UN human rights experts have called for the release of the Nigerian singer sentenced to death by hanging for blasphemy by an Islamic court in the northern state of Kano.
Yahaya Sharif-Aminu, 22, was sentenced on 10 August for sharing a song that he had written and performed via WhatsApp. The court ruled that the song had blasphemed Prophet Muhammad.
In a statement, 10 UN experts on human rights called for the sentence to be overturned, saying they were concerned that Sharif-Aminu – a Muslim who belonged to the Sufi Tijaniyyah order – was being held incommunicado and did not have legal representation at his initial trial.
“Artistic expression of opinion and beliefs, through songs or other media – including those seen to offend religious sensibilities – is protected in accordance with international law. The criminalization of these expressions is unlawful. Music is not a crime,” the statement.

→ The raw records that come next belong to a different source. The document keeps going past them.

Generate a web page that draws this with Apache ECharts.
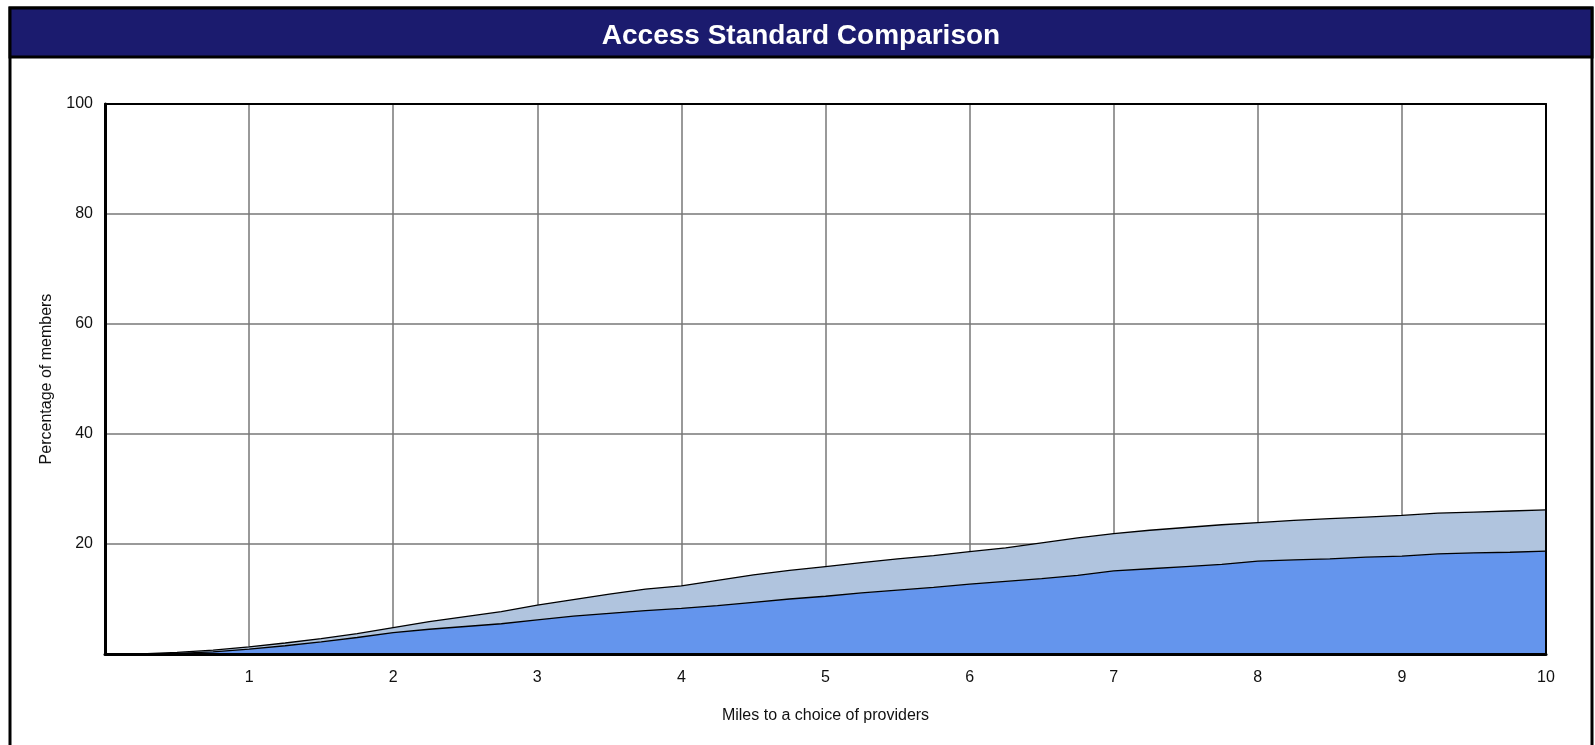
<!DOCTYPE html>
<html>
<head>
<meta charset="utf-8">
<script src="https://cdn.jsdelivr.net/npm/echarts@6/dist/echarts.min.js"></script>
<style>
html,body{margin:0;padding:0;background:#fff;}
#chart{width:1595px;height:745px;}
</style>
</head>
<body>
<div id="chart"></div>
<script>
const titleText = 'Access Standard Comparison';
const xAxisName = 'Miles to a choice of providers';
const yAxisName = 'Percentage of members';
const miles = [0,0.25,0.5,0.75,1,1.25,1.5,1.75,2,2.25,2.5,2.75,3,3.25,3.5,3.75,4,4.25,4.5,4.75,5,5.25,5.5,5.75,6,6.25,6.5,6.75,7,7.25,7.5,7.75,8,8.25,8.5,8.75,9,9.25,9.5,9.75,10];
const upperValues = [0,0,0.3,0.7,1.3,2.0,2.8,3.7,4.8,5.9,6.8,7.7,8.9,9.9,10.9,11.8,12.4,13.4,14.4,15.2,15.9,16.6,17.3,17.9,18.6,19.3,20.2,21.1,21.9,22.5,23.0,23.5,23.9,24.3,24.6,24.9,25.2,25.6,25.8,26.0,26.2];
const lowerValues = [0,0,0.1,0.4,0.9,1.5,2.2,3.0,3.9,4.5,5.0,5.5,6.2,6.9,7.4,7.9,8.3,8.8,9.4,10.0,10.5,11.1,11.6,12.1,12.7,13.2,13.7,14.3,15.1,15.5,15.9,16.3,16.9,17.1,17.3,17.6,17.8,18.2,18.4,18.5,18.7];
const xTicks = [1,2,3,4,5,6,7,8,9,10];
const yTicks = [20,40,60,80,100];

const chart = echarts.init(document.getElementById('chart'), null, {renderer:'canvas'});
const font = '"Liberation Sans", Arial, sans-serif';
const pair = (xs, ys) => xs.map((x,i)=>[x, ys[i]]);
const borderAxis = (pos, w) => ({
  type:'value', position:pos, z:10,
  axisLine:{show:true, onZero:false, lineStyle:{color:'#000', width:w}},
  axisTick:{show:false}, axisLabel:{show:false}, splitLine:{show:false}
});

chart.setOption({
  backgroundColor:'#fff',
  animation:false,
  graphic:[
    {type:'rect', z:-1, shape:{x:10,y:8,width:1582,height:760}, style:{fill:'#fff', stroke:'#000', lineWidth:3}},
    {type:'rect', z:-1, shape:{x:10,y:8,width:1582,height:49}, style:{fill:'#1b1b6e', stroke:'#000', lineWidth:3}}
  ],
  title:{
    text:titleText, left:796, textAlign:'center', top:17,
    textStyle:{color:'#fff', fontSize:28, fontWeight:'bold', fontFamily:font}
  },
  grid:{left:105, right:49, top:104, bottom:91, show:false},
  xAxis:[{
    type:'value', min:0, max:10, interval:1,
    name:xAxisName, nameLocation:'middle', nameGap:54,
    nameTextStyle:{fontSize:16, color:'#111', fontFamily:font},
    axisLine:{show:false}, axisTick:{show:false},
    axisLabel:{fontSize:16, color:'#111', fontFamily:font, margin:16,
      formatter:v => xTicks.includes(v) ? String(v) : ''},
    splitLine:{show:true, lineStyle:{color:'#777', width:1.5}}
  },
  Object.assign(borderAxis('bottom', 3), {min:0, max:10, interval:1}),
  Object.assign(borderAxis('top', 2), {min:0, max:10, interval:1})
  ],
  yAxis:[{
    type:'value', min:0, max:100, interval:20,
    name:yAxisName, nameLocation:'middle', nameGap:50,
    nameTextStyle:{fontSize:16, color:'#111', fontFamily:font},
    axisLine:{show:false}, axisTick:{show:false},
    axisLabel:{fontSize:16, color:'#111', fontFamily:font, margin:12,
      formatter:v => yTicks.includes(v) ? String(v) : ''},
    splitLine:{show:true, lineStyle:{color:'#777', width:1.5}}
  },
  Object.assign(borderAxis('left', 3), {min:0, max:100, interval:20}),
  Object.assign(borderAxis('right', 2), {min:0, max:100, interval:20})
  ],
  series:[
    {type:'line', name:'Upper', data:pair(miles, upperValues), symbol:'none', z:2,
      lineStyle:{color:'#000', width:1.3}, areaStyle:{color:'#b0c4de', opacity:1}},
    {type:'line', name:'Lower', data:pair(miles, lowerValues), symbol:'none', z:3,
      lineStyle:{color:'#000', width:1.3}, areaStyle:{color:'#6495ed', opacity:1}}
  ]
});
</script>
</body>
</html>
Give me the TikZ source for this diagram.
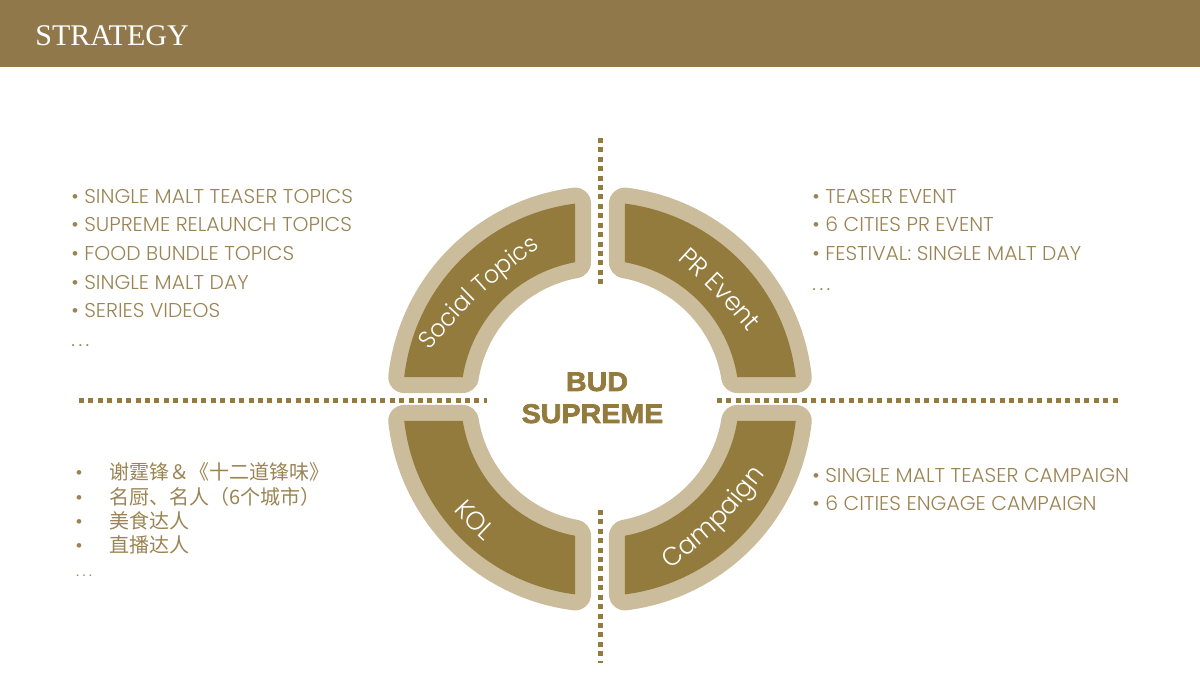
\documentclass[tikz,border=0pt]{standalone}
\usepackage{fontspec}
\usetikzlibrary{decorations.text}
\setmainfont{Poppins Light}[FakeStretch=1.015]
\newfontfamily\ringfont{Poppins Light}[FakeStretch=0.97]
\newfontfamily\titlefont{Liberation Serif}
\newfontfamily\centerfont{Liberation Sans Bold}[FakeStretch=1.06,FakeBold=2.5]
\newfontfamily\cjk{Noto Sans CJK SC}
\definecolor{headbar}{HTML}{91784B}
\definecolor{ringdark}{HTML}{937B3D}
\definecolor{ringlight}{HTML}{CBBD9C}
\definecolor{bodytext}{HTML}{9A8454}
\newcommand{\bl}[1]{\makebox[7.8pt][l]{•}#1}
\newcommand{\blc}[1]{\makebox[20.4pt][l]{•}{\cjk #1}}
\newcommand{\dd}{.\kern2.1pt.\kern2.1pt.}
\tikzset{
  x=0.6pt,y=0.6pt,
  seg/.style={preaction={draw=ringlight,line width=19.2pt,line join=round},fill=ringdark},
  dotline/.style={draw=ringdark,line width=3pt,dash pattern=on 3pt off 2.65pt},
  item/.style={anchor=base west,inner sep=0pt,text=bodytext,font=\fontsize{12}{14}\selectfont},
  ringtext/.style={decorate,decoration={text along path,text align=center,
     text={|\ringfont\fontsize{15.5}{18}\selectfont\color{white}|#1}}},
  ringsmall/.style={decorate,decoration={text along path,text align=center,
     text={|\ringfont\fontsize{14.6}{18}\selectfont\color{white}|#1}}}
}
\begin{document}
\begin{tikzpicture}
\useasboundingbox (0,0) rectangle (1200,675);
\fill[headbar] (0,608) rectangle (1200,675);
\node[anchor=base west,inner sep=0pt,text=white,font=\titlefont\fontsize{18}{22}\selectfont] (title) at (35,629) {STRATEGY};
% dotted axes
\coordinate (vta) at (600,537);
\coordinate (vtb) at (600,390);
\coordinate (vba) at (600,165);
\coordinate (vbb) at (600,12);
\coordinate (hla) at (79,274.5);
\coordinate (hlb) at (487,274.5);
\coordinate (hra) at (717,274.5);
\coordinate (hrb) at (1120,274.5);
\draw[dotline] (vta) -- (vtb);
\draw[dotline] (vba) -- (vbb);
\draw[dotline] (hla) -- (hlb);
\draw[dotline] (hra) -- (hrb);
% ring segments
\begin{scope}[shift={(600,276)}]
\path[seg] (97.28:197) arc[start angle=97.28,end angle=173.6,radius=197] -- (170.9:139) arc[start angle=170.9,end angle=100.36,radius=139] -- cycle;
\path[seg] (82.72:197) arc[start angle=82.72,end angle=6.4,radius=197] -- (9.1:139) arc[start angle=9.1,end angle=79.64,radius=139] -- cycle;
\path[seg] (262.72:197) arc[start angle=262.72,end angle=186.4,radius=197] -- (189.1:139) arc[start angle=189.1,end angle=259.64,radius=139] -- cycle;
\path[seg] (277.28:197) arc[start angle=277.28,end angle=353.6,radius=197] -- (350.9:139) arc[start angle=350.9,end angle=280.36,radius=139] -- cycle;
\end{scope}
% ring labels
\path[ringsmall={Social Topics}] (419,312) .. controls (479,382) .. (553,437);
\path[ringtext={PR Event}] (667.5,425) .. controls (715.4,381.4) .. (757.5,332.3);
\path[ringtext={KOL}] (431,189) .. controls (468,148) .. (509,111);
\path[ringtext={Campaign}] (667.4,103.4) .. controls (723.2,147.8) .. (767.6,203.6);
% centre
\node[inner sep=0pt,text=ringdark,font=\centerfont\fontsize{16.2}{19}\selectfont,anchor=base] (bud) at (597,284) {BUD};
\node[inner sep=0pt,text=ringdark,font=\centerfont\fontsize{16.2}{19}\selectfont,anchor=base] (sup) at (592.5,252) {SUPREME};
% top-left list
\node[item] (a1) at (71,471) {\bl{SINGLE MALT TEASER TOPICS}};
\node[item] (a2) at (71,443) {\bl{SUPREME RELAUNCH TOPICS}};
\node[item] (a3) at (71,414) {\bl{FOOD BUNDLE TOPICS}};
\node[item] (a4) at (71,385) {\bl{SINGLE MALT DAY}};
\node[item] (a5) at (71,357) {\bl{SERIES VIDEOS}};
\node[item] (a6) at (71,328) {\dd};
% top-right list
\node[item] (b1) at (812,471) {\bl{TEASER EVENT}};
\node[item] (b2) at (812,443) {\bl{6 CITIES PR EVENT}};
\node[item] (b3) at (812,414) {\bl{FESTIVAL: SINGLE MALT DAY}};
\node[item] (b4) at (812,384) {\dd};
% bottom-right list
\node[item] (c1) at (812,192) {\bl{SINGLE MALT TEASER CAMPAIGN}};
\node[item] (c2) at (812,164) {\bl{6 CITIES ENGAGE CAMPAIGN}};
% bottom-left list
\node[item] (d1) at (75,195) {\blc{谢霆锋＆《十二道锋味》}};
\node[item] (d2) at (75,170) {\blc{名厨、名人（6个城市）}};
\node[item] (d3) at (75,146) {\blc{美食达人}};
\node[item] (d4) at (75,122) {\blc{直播达人}};
\node[item,font=\fontsize{10}{12}\selectfont] (d5) at (75,98) {\kern0.5pt.\kern2pt.\kern2pt.};
\end{tikzpicture}
\end{document}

Reporters At Large recently reported Dr Piotr Cywiński, the Director of the Auschwitz-Birkenau State Museum in Warsaw, Poland, as saying he and 119 other volunteers across the world are offering to be jailed in exchange for the release of a teenager imprisoned for blasphemy in Kano State.
In an appeal letter that he wrote to President Muhammadu Buhari, Cywiński, a 48-year-old historian and ecumenist, said he and the 119 others were offering to each serve a month in a Nigerian prison for Omar Farouq, whom a Sharia court in Kano State in August sentenced to 120 months in jail for blasphemy during a conversation with his friend.